What is being asked:
From the very first line of the data to the line containing "plt.rcParams['hatch.linewidth'] = 1.5", retype everything exactly, leaving the pictures behind.
>> begin Records supplied
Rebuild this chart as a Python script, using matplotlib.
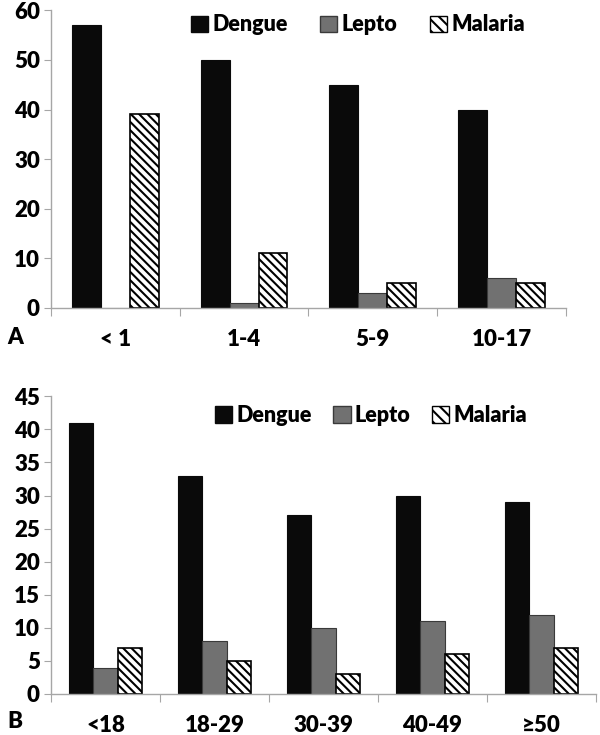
import numpy as np
import matplotlib.pyplot as plt
from matplotlib.patches import Patch

plt.rcParams['font.family'] = ['Lato', 'DejaVu Sans']
plt.rcParams['font.weight'] = 'heavy'
plt.rcParams['hatch.linewidth'] = 1.5

# Panel A: children age groups
groups_a = ['< 1', '1-4', '5-9', '10-17']
dengue_a = [57, 50, 45, 40]
lepto_a = [0, 1, 3, 6]
malaria_a = [39, 11, 5, 5]

# Panel B: all age groups
groups_b = ['<18', '18-29', '30-39', '40-49', '≥50']
dengue_b = [41, 33, 27, 30, 29]
lepto_b = [4, 8, 10, 11, 12]
malaria_b = [7, 5, 3, 6, 7]

series_names = ['Dengue', 'Lepto', 'Malaria']

DENGUE_COLOR = '#0a0a0a'
LEPTO_COLOR = '#717171'
AXIS_COLOR = '#a6a6a6'
FS = 16


def draw_panel(ax, groups, dengue, lepto, malaria, ymax, ystep, letter,
               letter_y, legend_x, legend_y, colspace):
    x = np.arange(len(groups))
    w = 0.225
    ax.bar(x - w, dengue, w, color=DENGUE_COLOR, edgecolor=DENGUE_COLOR, linewidth=0.8)
    ax.bar(x, lepto, w, color=LEPTO_COLOR, edgecolor='#3a3a3a', linewidth=0.8)
    ax.bar(x + w, malaria, w, color='white', edgecolor='black', linewidth=1.2,
           hatch='\\\\\\\\')

    ax.set_xlim(-0.5, len(groups) - 0.5)
    ax.set_ylim(0, ymax)
    ax.set_yticks(np.arange(0, ymax + 1, ystep))
    # major ticks sit between groups, labels on minor ticks at group centres
    ax.set_xticks(np.arange(len(groups) + 1) - 0.5)
    ax.set_xticklabels([])
    ax.set_xticks(x, minor=True)
    ax.set_xticklabels(groups, minor=True)
    ax.tick_params(axis='x', which='major', length=6, color=AXIS_COLOR, direction='out')
    ax.tick_params(axis='x', which='minor', length=0, pad=15, labelsize=FS)
    ax.tick_params(axis='y', length=5, color=AXIS_COLOR, labelsize=FS, pad=3)

    for side in ['top', 'right']:
        ax.spines[side].set_visible(False)
    for side in ['left', 'bottom']:
        ax.spines[side].set_color(AXIS_COLOR)
        ax.spines[side].set_linewidth(1.0)

    # panel letter left of the axis, level with the group labels
    ax.annotate(letter, xy=(0, 0), xycoords='axes fraction',
                xytext=(-44, letter_y), textcoords='offset pixels',
                fontsize=FS, va='center', ha='left')

    handles = [
        Patch(facecolor=DENGUE_COLOR, edgecolor=DENGUE_COLOR),
        Patch(facecolor=LEPTO_COLOR, edgecolor='#3a3a3a'),
        Patch(facecolor='white', edgecolor='black', hatch='\\\\\\'),
    ]
    ax.legend(handles, series_names, ncol=3, frameon=False, loc='upper left',
              bbox_to_anchor=(legend_x, legend_y), fontsize=15.5, handlelength=0.8,
              handleheight=0.8, handletextpad=0.2, columnspacing=colspace,
              borderaxespad=0)


fig = plt.figure(figsize=(6, 7.35), dpi=100)
ax_a = fig.add_axes([0.085, 0.581, 0.858, 0.405])
ax_b = fig.add_axes([0.085, 0.0558, 0.908, 0.405])

draw_panel(ax_a, groups_a, dengue_a, lepto_a, malaria_a, 60, 10, 'A', -30,
           0.255, 1.015, 1.5)
draw_panel(ax_b, groups_b, dengue_b, lepto_b, malaria_b, 45, 5, 'B', -28,
           0.285, 1.0, 1.0)

fig.savefig('out.png', dpi=100)
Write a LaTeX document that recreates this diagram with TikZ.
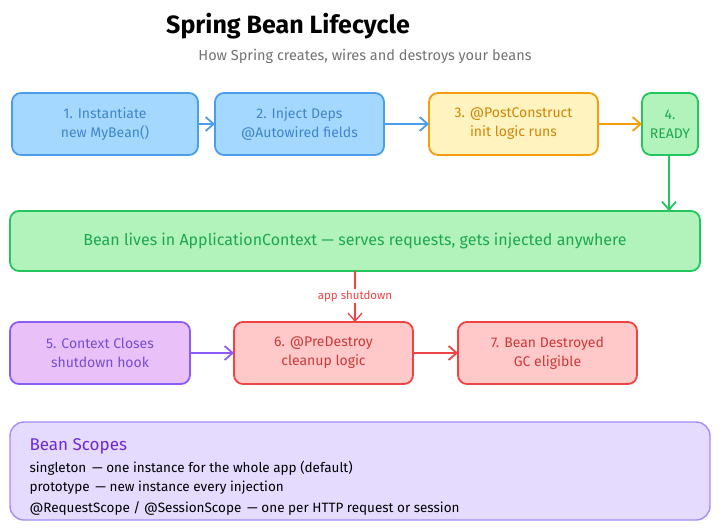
\documentclass[tikz,border=0pt]{standalone}
\usepackage{fontspec}
\setmainfont{Fira Sans}
\usetikzlibrary{arrows.meta}
\definecolor{bfill}{HTML}{A5D8FF}\definecolor{bdraw}{HTML}{4A9EED}
\definecolor{yfill}{HTML}{FFF3BF}\definecolor{ydraw}{HTML}{F59E0B}
\definecolor{gfill}{HTML}{B2F2BB}\definecolor{gdraw}{HTML}{22C55E}
\definecolor{pfill}{HTML}{E9C0F8}\definecolor{pdraw}{HTML}{8B5CF6}
\definecolor{rfill}{HTML}{FFC9C9}\definecolor{rdraw}{HTML}{EF4444}
\definecolor{sfill}{HTML}{E5DBFF}\definecolor{sdraw}{HTML}{A78BFA}
\definecolor{ptext}{HTML}{6D28D9}
\begin{document}
\begin{tikzpicture}[x=1pt,y=-1pt,
 box/.style={rounded corners=9pt,line width=1.8pt,align=center,font=\fontsize{14}{19}\selectfont},
 arr/.style={line width=1.8pt,-{Straight Barb[length=8pt,width=14pt]}}]
\useasboundingbox[fill=white] (0,0) rectangle (720,532);
\node[font=\fontsize{25}{29}\selectfont\bfseries] (title) at (288,26) {Spring Bean Lifecycle};
\node[font=\fontsize{14.5}{18}\selectfont,text=gray!90!black] (sub) at (365,56) {How Spring creates, wires and destroys your beans};
\def\bx#1#2#3#4#5#6#7#8{\draw[box,fill=#6,draw=#7] (#2,#3) rectangle (#4,#5) node[midway,text=#7!85!black] (#1) {#8};}
\bx{n1}{12}{93}{198}{155}{bfill}{bdraw}{1. Instantiate\\new MyBean()}
\bx{n2}{215}{93}{384}{155}{bfill}{bdraw}{2. Inject Deps\\@Autowired fields}
\bx{n3}{429}{93}{598}{155}{yfill}{ydraw}{3. @PostConstruct\\init logic runs}
\bx{n4}{642}{93}{698}{155}{gfill}{gdraw}{4.\\READY}
\draw[box,fill=gfill,draw=gdraw] (10,211) rectangle (700,271) node[midway,text=gdraw!85!black,font=\fontsize{16}{19}\selectfont] (ctx) {Bean lives in ApplicationContext — serves requests, gets injected anywhere};
\bx{n5}{10}{322}{190}{384}{pfill}{pdraw}{5. Context Closes\\shutdown hook}
\bx{n6}{234}{322}{413}{384}{rfill}{rdraw}{6. @PreDestroy\\cleanup logic}
\bx{n7}{458}{322}{637}{384}{rfill}{rdraw}{7. Bean Destroyed\\GC eligible}
\draw[rounded corners=14pt,line width=1.4pt,fill=sfill,draw=sdraw] (10,422) rectangle (710,520);
\node[anchor=west,text=ptext,font=\fontsize{17}{20}\selectfont] (sh) at (26,446) {Bean Scopes};
\node[anchor=west,font=\fontsize{13.5}{16}\selectfont] (s1) at (26,468) {singleton \,— one instance for the whole app (default)};
\node[anchor=west,font=\fontsize{13.5}{16}\selectfont] (s2) at (26,488) {prototype \,— new instance every injection};
\node[anchor=west,font=\fontsize{13.5}{16}\selectfont] (s3) at (26,508) {@RequestScope / @SessionScope \,— one per HTTP request or session};
\draw[arr,draw=bdraw] (198,124) -- (215,124);
\draw[arr,draw=bdraw] (384,124) -- (429,124);
\draw[arr,draw=ydraw] (598,124) -- (642,124);
\draw[arr,draw=gdraw] (669,155) -- (669,211);
\draw[arr,draw=rdraw,line width=1.3pt] (355,271) -- (355,322);
\node[fill=white,inner sep=1pt,text=rdraw,font=\fontsize{11.5}{13}\selectfont] (lab) at (355,296) {app shutdown};
\draw[arr,draw=pdraw] (190,353) -- (234,353);
\draw[arr,draw=rdraw] (413,353) -- (458,353);
\end{tikzpicture}
\end{document}
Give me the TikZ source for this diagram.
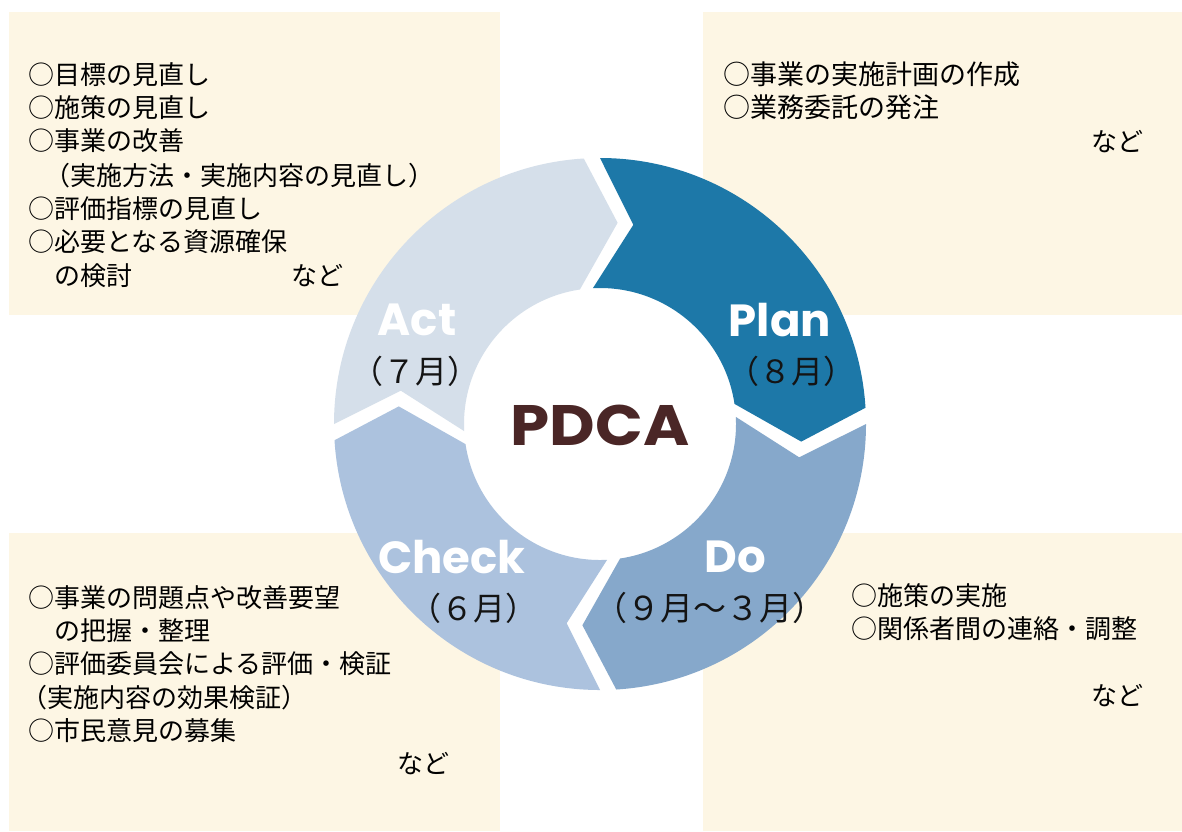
\documentclass[tikz,border=0pt]{standalone}
\usepackage{fontspec}
\usepackage{graphicx}
\newfontfamily\jp{Noto Sans CJK JP}
\newfontfamily\pop{Poppins}
\definecolor{beige}{HTML}{FDF6E4}
\definecolor{planc}{HTML}{1D78A8}
\definecolor{doc}{HTML}{86A8CB}
\definecolor{checkc}{HTML}{ACC2DE}
\definecolor{actc}{HTML}{D5DFEA}
\definecolor{pdcac}{HTML}{4A2626}
\begin{document}
\begin{tikzpicture}[x=1pt,y=1pt,
  box/.style={fill=beige, draw=none},
  jptext/.style={font=\jp\fontsize{26}{32}\selectfont, anchor=west, inner sep=0pt, text=black},
  jpwide/.style={jptext, font=\jp\fontsize{27}{32}\selectfont},
  month/.style={font=\jp\fontsize{32}{36}\selectfont, inner sep=0pt, text=black!92},
  phase/.style={font=\pop\bfseries\fontsize{45}{50}\selectfont, inner sep=0pt, text=white},
]
\useasboundingbox (0,0) rectangle (1182,-831);
\fill[white] (0,0) rectangle (1182,-831);
% boxes
\fill[box] (9,-12) rectangle (500,-315);
\fill[box] (703,-12) rectangle (1182,-315);
\fill[box] (9,-533) rectangle (500,-831);
\fill[box] (703,-533) rectangle (1182,-831);
% ring
\begin{scope}[shift={(600,-424)}]
\fill[planc] (90:266pt) arc[start angle=90, end angle=3.5, radius=266pt] -- (-5:202pt) -- (8.5:136pt) arc[start angle=8.5, end angle=93, radius=136pt] -- (80.5:202pt) -- cycle;
\fill[doc] (0:266pt) arc[start angle=0, end angle=-86.5, radius=266pt] -- (-95:202pt) -- (-81.5:136pt) arc[start angle=-81.5, end angle=3, radius=136pt] -- (-9.5:202pt) -- cycle;
\fill[checkc] (-90:266pt) arc[start angle=-90, end angle=-176.5, radius=266pt] -- (-185:202pt) -- (-171.5:136pt) arc[start angle=-171.5, end angle=-87, radius=136pt] -- (-99.5:202pt) -- cycle;
\fill[actc] (-180:266pt) arc[start angle=-180, end angle=-266.5, radius=266pt] -- (-275:202pt) -- (-261.5:136pt) arc[start angle=-261.5, end angle=-177, radius=136pt] -- (-189.5:202pt) -- cycle;
\end{scope}
% centre
\node[font=\pop\bfseries\fontsize{57}{60}\selectfont, text=pdcac, inner sep=0pt] (pdca) at (600,-425) {\scalebox{1.1}[1]{PDCA}};
% phase labels
\node[phase] (plan) at (780,-320) {Plan};
\node[phase] (act) at (417,-320) {Act};
\node[phase] (check) at (452,-557) {Check};
\node[phase] (do) at (735,-557) {Do};
% months
\node[month] (m8) at (791,-371) {（８月）};
\node[month] (m7) at (415,-371) {（７月）};
\node[month] (m6) at (473,-608) {（６月）};
\node[month, font=\jp\fontsize{33}{36}\selectfont] (m9) at (710,-608) {（９月～３月）};
% top-left
\node[jptext] (a1) at (28,-75) {○目標の見直し};
\node[jptext] (a2) at (28,-108) {○施策の見直し};
\node[jptext] (a3) at (28,-141) {○事業の改善};
\node[jptext] (a4) at (44,-176) {（実施方法・実施内容の見直し）};
\node[jptext] (a5) at (28,-209) {○評価指標の見直し};
\node[jptext] (a6) at (28,-242) {○必要となる資源確保};
\node[jptext] (a7) at (54,-276) {の検討};
\node[jptext] (a8) at (291,-276) {など};
% top-right
\node[jpwide] (p1) at (723,-74) {○事業の実施計画の作成};
\node[jpwide] (p2) at (723,-107) {○業務委託の発注};
\node[jptext] (p3) at (1091,-142) {など};
% bottom-left
\node[jptext] (c1) at (28,-598) {○事業の問題点や改善要望};
\node[jptext] (c2) at (54,-631) {の把握・整理};
\node[jptext] (c3) at (28,-664) {○評価委員会による評価・検証};
\node[jptext] (c4) at (21,-698) {（実施内容の効果検証）};
\node[jptext] (c5) at (28,-731) {○市民意見の募集};
\node[jptext] (c6) at (397,-764) {など};
% bottom-right
\node[jptext] (d1) at (851,-596) {○施策の実施};
\node[jptext] (d2) at (851,-629) {○関係者間の連絡・調整};
\node[jptext] (d3) at (1091,-696) {など};
\end{tikzpicture}
\end{document}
>> end Records supplied
Written response:
Rebuild this chart as a Python script, using matplotlib.
import numpy as np
import matplotlib.pyplot as plt
from matplotlib.patches import Patch

plt.rcParams['font.family'] = ['Lato', 'DejaVu Sans']
plt.rcParams['font.weight'] = 'heavy'
plt.rcParams['hatch.linewidth'] = 1.5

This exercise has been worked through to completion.